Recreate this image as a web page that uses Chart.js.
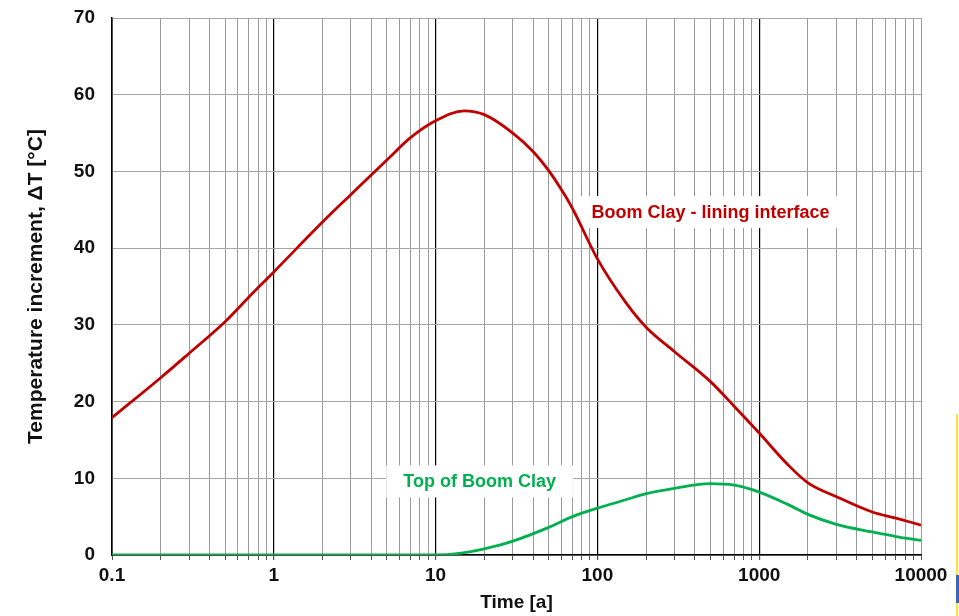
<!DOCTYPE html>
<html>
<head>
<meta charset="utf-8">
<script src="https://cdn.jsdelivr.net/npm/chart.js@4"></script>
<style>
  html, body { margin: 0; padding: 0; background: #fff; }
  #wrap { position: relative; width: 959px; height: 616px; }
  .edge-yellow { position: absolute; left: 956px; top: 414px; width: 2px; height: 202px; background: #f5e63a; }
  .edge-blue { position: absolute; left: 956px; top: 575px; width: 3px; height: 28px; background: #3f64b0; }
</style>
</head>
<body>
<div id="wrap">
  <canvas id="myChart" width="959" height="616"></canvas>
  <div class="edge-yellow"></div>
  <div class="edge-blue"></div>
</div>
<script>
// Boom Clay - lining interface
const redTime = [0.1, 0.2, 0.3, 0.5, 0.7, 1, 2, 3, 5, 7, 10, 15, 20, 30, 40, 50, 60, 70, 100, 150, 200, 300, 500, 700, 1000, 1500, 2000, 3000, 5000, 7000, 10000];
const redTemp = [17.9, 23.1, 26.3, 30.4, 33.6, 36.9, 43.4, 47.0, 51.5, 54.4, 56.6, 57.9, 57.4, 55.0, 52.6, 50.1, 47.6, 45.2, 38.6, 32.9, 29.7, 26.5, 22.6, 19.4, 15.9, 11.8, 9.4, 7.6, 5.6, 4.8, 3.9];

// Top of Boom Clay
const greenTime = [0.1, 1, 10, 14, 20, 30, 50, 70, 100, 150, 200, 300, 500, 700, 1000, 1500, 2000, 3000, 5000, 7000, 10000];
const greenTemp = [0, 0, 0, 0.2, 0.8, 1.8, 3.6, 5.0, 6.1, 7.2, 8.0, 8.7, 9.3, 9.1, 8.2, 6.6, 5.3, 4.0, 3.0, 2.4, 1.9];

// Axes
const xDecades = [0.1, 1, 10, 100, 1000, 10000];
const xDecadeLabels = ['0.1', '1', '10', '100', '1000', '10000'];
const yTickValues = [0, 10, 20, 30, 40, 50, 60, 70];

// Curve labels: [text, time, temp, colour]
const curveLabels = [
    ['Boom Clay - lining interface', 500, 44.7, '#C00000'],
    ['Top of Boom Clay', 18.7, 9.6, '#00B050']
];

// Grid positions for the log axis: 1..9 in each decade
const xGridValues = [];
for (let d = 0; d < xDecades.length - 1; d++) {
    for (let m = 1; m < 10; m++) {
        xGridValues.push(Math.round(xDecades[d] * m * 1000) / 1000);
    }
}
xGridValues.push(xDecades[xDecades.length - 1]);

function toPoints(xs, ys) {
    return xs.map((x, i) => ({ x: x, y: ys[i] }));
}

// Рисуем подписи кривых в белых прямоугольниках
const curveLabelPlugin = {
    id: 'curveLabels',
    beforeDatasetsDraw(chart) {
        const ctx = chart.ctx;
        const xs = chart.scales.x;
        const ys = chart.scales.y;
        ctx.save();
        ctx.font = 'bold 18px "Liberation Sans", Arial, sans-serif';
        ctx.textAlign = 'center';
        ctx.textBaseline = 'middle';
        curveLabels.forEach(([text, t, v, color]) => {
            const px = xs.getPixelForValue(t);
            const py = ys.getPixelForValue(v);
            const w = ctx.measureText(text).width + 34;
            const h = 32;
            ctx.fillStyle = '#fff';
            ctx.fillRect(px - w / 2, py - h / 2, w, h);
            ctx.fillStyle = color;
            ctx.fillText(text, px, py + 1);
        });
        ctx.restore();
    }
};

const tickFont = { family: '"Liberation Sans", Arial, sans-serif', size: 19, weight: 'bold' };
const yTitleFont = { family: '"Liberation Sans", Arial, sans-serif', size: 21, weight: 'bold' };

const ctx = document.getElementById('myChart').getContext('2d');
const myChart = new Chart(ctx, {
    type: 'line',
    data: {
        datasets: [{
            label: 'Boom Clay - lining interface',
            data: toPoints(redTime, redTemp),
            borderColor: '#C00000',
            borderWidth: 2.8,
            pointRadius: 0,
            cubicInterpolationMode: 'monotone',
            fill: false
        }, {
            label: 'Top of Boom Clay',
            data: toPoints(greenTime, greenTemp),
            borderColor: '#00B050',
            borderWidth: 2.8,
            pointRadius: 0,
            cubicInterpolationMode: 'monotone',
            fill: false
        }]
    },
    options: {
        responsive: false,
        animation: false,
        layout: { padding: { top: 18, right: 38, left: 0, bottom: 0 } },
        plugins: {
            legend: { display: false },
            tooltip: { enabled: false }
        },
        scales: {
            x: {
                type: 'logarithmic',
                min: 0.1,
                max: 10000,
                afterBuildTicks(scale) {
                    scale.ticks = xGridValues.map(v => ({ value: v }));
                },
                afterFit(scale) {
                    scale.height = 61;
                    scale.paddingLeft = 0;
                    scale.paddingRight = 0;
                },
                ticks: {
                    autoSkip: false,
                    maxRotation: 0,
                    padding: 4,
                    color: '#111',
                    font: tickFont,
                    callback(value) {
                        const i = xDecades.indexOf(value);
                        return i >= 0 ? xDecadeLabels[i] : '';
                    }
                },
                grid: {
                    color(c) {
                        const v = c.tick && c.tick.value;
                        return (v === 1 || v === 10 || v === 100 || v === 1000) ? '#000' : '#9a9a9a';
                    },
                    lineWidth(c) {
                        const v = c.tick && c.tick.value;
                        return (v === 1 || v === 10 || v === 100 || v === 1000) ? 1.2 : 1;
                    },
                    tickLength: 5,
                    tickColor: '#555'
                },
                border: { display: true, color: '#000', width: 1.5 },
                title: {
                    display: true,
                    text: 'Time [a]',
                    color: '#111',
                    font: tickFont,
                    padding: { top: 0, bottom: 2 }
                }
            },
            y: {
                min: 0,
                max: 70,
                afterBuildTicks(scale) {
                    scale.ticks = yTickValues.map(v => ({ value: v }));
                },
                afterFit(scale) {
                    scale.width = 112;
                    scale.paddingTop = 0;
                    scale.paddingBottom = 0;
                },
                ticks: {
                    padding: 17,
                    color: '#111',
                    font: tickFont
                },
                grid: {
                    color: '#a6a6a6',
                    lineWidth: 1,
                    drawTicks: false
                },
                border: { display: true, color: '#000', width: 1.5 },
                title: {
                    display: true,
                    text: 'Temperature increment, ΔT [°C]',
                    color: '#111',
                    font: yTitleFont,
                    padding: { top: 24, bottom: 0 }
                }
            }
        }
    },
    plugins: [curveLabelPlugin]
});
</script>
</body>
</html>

_ _ _ _ _

> [WHAT TO WORK ON]:
Strip out the pictures and quote the remaining data word for word.

> [SOLUTION FOR THIS TASK]:
Recreate this image as a web page that uses Chart.js.
<!DOCTYPE html>
<html>
<head>
<meta charset="utf-8">
<script src="https://cdn.jsdelivr.net/npm/chart.js@4"></script>
<style>
  html, body { margin: 0; padding: 0; background: #fff; }
  #wrap { position: relative; width: 959px; height: 616px; }
  .edge-yellow { position: absolute; left: 956px; top: 414px; width: 2px; height: 202px; background: #f5e63a; }
  .edge-blue { position: absolute; left: 956px; top: 575px; width: 3px; height: 28px; background: #3f64b0; }
</style>
</head>
<body>
<div id="wrap">
  <canvas id="myChart" width="959" height="616"></canvas>
  <div class="edge-yellow"></div>
  <div class="edge-blue"></div>
</div>
<script>
// Boom Clay - lining interface
const redTime = [0.1, 0.2, 0.3, 0.5, 0.7, 1, 2, 3, 5, 7, 10, 15, 20, 30, 40, 50, 60, 70, 100, 150, 200, 300, 500, 700, 1000, 1500, 2000, 3000, 5000, 7000, 10000];
const redTemp = [17.9, 23.1, 26.3, 30.4, 33.6, 36.9, 43.4, 47.0, 51.5, 54.4, 56.6, 57.9, 57.4, 55.0, 52.6, 50.1, 47.6, 45.2, 38.6, 32.9, 29.7, 26.5, 22.6, 19.4, 15.9, 11.8, 9.4, 7.6, 5.6, 4.8, 3.9];

// Top of Boom Clay
const greenTime = [0.1, 1, 10, 14, 20, 30, 50, 70, 100, 150, 200, 300, 500, 700, 1000, 1500, 2000, 3000, 5000, 7000, 10000];
const greenTemp = [0, 0, 0, 0.2, 0.8, 1.8, 3.6, 5.0, 6.1, 7.2, 8.0, 8.7, 9.3, 9.1, 8.2, 6.6, 5.3, 4.0, 3.0, 2.4, 1.9];

// Axes
const xDecades = [0.1, 1, 10, 100, 1000, 10000];
const xDecadeLabels = ['0.1', '1', '10', '100', '1000', '10000'];
const yTickValues = [0, 10, 20, 30, 40, 50, 60, 70];

// Curve labels: [text, time, temp, colour]
const curveLabels = [
    ['Boom Clay - lining interface', 500, 44.7, '#C00000'],
    ['Top of Boom Clay', 18.7, 9.6, '#00B050']
];

// Grid positions for the log axis: 1..9 in each decade
const xGridValues = [];
for (let d = 0; d < xDecades.length - 1; d++) {
    for (let m = 1; m < 10; m++) {
        xGridValues.push(Math.round(xDecades[d] * m * 1000) / 1000);
    }
}
xGridValues.push(xDecades[xDecades.length - 1]);

function toPoints(xs, ys) {
    return xs.map((x, i) => ({ x: x, y: ys[i] }));
}

// Рисуем подписи кривых в белых прямоугольниках
const curveLabelPlugin = {
    id: 'curveLabels',
    beforeDatasetsDraw(chart) {
        const ctx = chart.ctx;
        const xs = chart.scales.x;
        const ys = chart.scales.y;
        ctx.save();
        ctx.font = 'bold 18px "Liberation Sans", Arial, sans-serif';
        ctx.textAlign = 'center';
        ctx.textBaseline = 'middle';
        curveLabels.forEach(([text, t, v, color]) => {
            const px = xs.getPixelForValue(t);
            const py = ys.getPixelForValue(v);
            const w = ctx.measureText(text).width + 34;
            const h = 32;
            ctx.fillStyle = '#fff';
            ctx.fillRect(px - w / 2, py - h / 2, w, h);
            ctx.fillStyle = color;
            ctx.fillText(text, px, py + 1);
        });
        ctx.restore();
    }
};

const tickFont = { family: '"Liberation Sans", Arial, sans-serif', size: 19, weight: 'bold' };
const yTitleFont = { family: '"Liberation Sans", Arial, sans-serif', size: 21, weight: 'bold' };

const ctx = document.getElementById('myChart').getContext('2d');
const myChart = new Chart(ctx, {
    type: 'line',
    data: {
        datasets: [{
            label: 'Boom Clay - lining interface',
            data: toPoints(redTime, redTemp),
            borderColor: '#C00000',
            borderWidth: 2.8,
            pointRadius: 0,
            cubicInterpolationMode: 'monotone',
            fill: false
        }, {
            label: 'Top of Boom Clay',
            data: toPoints(greenTime, greenTemp),
            borderColor: '#00B050',
            borderWidth: 2.8,
            pointRadius: 0,
            cubicInterpolationMode: 'monotone',
            fill: false
        }]
    },
    options: {
        responsive: false,
        animation: false,
        layout: { padding: { top: 18, right: 38, left: 0, bottom: 0 } },
        plugins: {
            legend: { display: false },
            tooltip: { enabled: false }
        },
        scales: {
            x: {
                type: 'logarithmic',
                min: 0.1,
                max: 10000,
                afterBuildTicks(scale) {
                    scale.ticks = xGridValues.map(v => ({ value: v }));
                },
                afterFit(scale) {
                    scale.height = 61;
                    scale.paddingLeft = 0;
                    scale.paddingRight = 0;
                },
                ticks: {
                    autoSkip: false,
                    maxRotation: 0,
                    padding: 4,
                    color: '#111',
                    font: tickFont,
                    callback(value) {
                        const i = xDecades.indexOf(value);
                        return i >= 0 ? xDecadeLabels[i] : '';
                    }
                },
                grid: {
                    color(c) {
                        const v = c.tick && c.tick.value;
                        return (v === 1 || v === 10 || v === 100 || v === 1000) ? '#000' : '#9a9a9a';
                    },
                    lineWidth(c) {
                        const v = c.tick && c.tick.value;
                        return (v === 1 || v === 10 || v === 100 || v === 1000) ? 1.2 : 1;
                    },
                    tickLength: 5,
                    tickColor: '#555'
                },
                border: { display: true, color: '#000', width: 1.5 },
                title: {
                    display: true,
                    text: 'Time [a]',
                    color: '#111',
                    font: tickFont,
                    padding: { top: 0, bottom: 2 }
                }
            },
            y: {
                min: 0,
                max: 70,
                afterBuildTicks(scale) {
                    scale.ticks = yTickValues.map(v => ({ value: v }));
                },
                afterFit(scale) {
                    scale.width = 112;
                    scale.paddingTop = 0;
                    scale.paddingBottom = 0;
                },
                ticks: {
                    padding: 17,
                    color: '#111',
                    font: tickFont
                },
                grid: {
                    color: '#a6a6a6',
                    lineWidth: 1,
                    drawTicks: false
                },
                border: { display: true, color: '#000', width: 1.5 },
                title: {
                    display: true,
                    text: 'Temperature increment, ΔT [°C]',
                    color: '#111',
                    font: yTitleFont,
                    padding: { top: 24, bottom: 0 }
                }
            }
        }
    },
    plugins: [curveLabelPlugin]
});
</script>
</body>
</html>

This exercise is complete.